Desta forma, entendemos que a inobservância da autoridade policial tendenciosa a incriminar em desconformidade com os princípios legais do direito, entre eles, da não auto – incriminação, da presunção de inocência, da legalidade e, sobretudo, da publicidade, trazendo a público os fatos apurados no inquérito é o bastante para garantir ao investigado, nos termos do inciso LV do Art. 5º da CF/88 o uso do contraditório porque traz a baila preceitos democráticos os quais a carta magna fez questão de prever. Não cabendo à negativa basear-se apenas na literalidade das expressões do dispositivo, ou mesmo servir de obstáculo o simples fato de ser a investigação policial um processo ou procedimento.

Alguns doutrinadores abrigam o mesmo entendimento de que em qualquer fase da persecução criminal, seja ela na investigação preliminar ou mesmo em juízo, o princípio constitucional do contraditório deve fazer-se presente.
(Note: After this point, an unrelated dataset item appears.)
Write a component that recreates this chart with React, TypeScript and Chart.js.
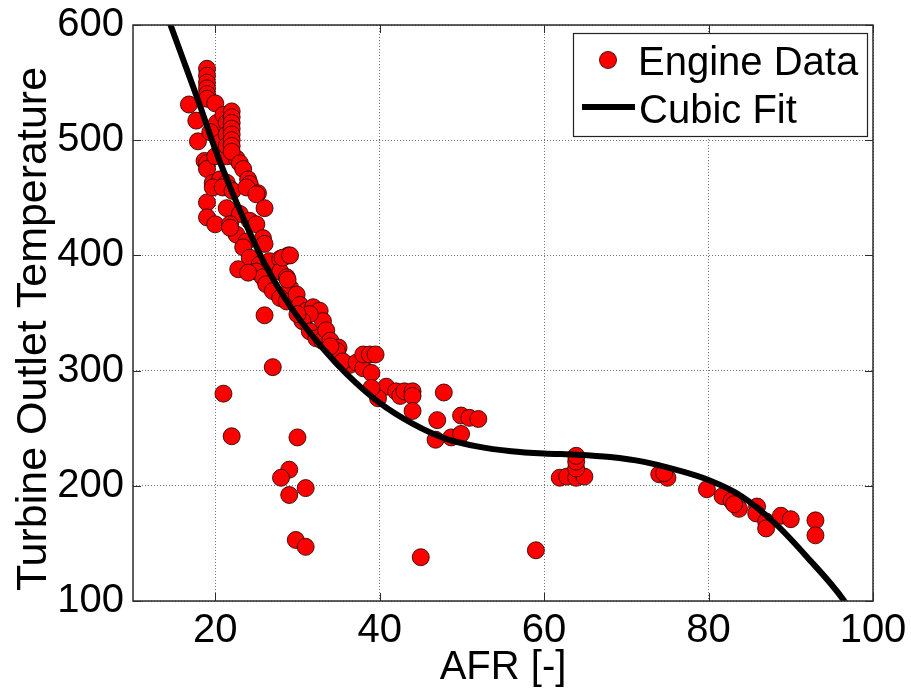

Seguindo essa linha de pensamento, alguns autores como Ada Pelegrini Grinover, Antonio Carlos de Araujo Cintra e Candido Rangel Dinamarco afiançam que após o indiciamento, mesmo não sendo formal este ato, e inexistindo, ainda, a acusação propriamente dita, já há uma situação de litígio, ante a confrontação do investigado com o estado acusador. Então, conforme o Art. 5º, LV da CF/88, deve-se permitir o contraditório pelas consequências causadas por este ato, causando, por óbvio, a exposição do nome do cidadão em inquérito que apura um delito, deixando sua reputação bastante fragilizada.

Em virtude da natureza constitucional do contraditório, deve ele ser observado não apenas formalmente, mas, sobretudo, pelo aspecto substancial, sendo de se considerar inconstitucionais as normas que não o respeitem de modo a permitir ao investigado o controle sobre as invasões de privacidade operadas pelo Estado.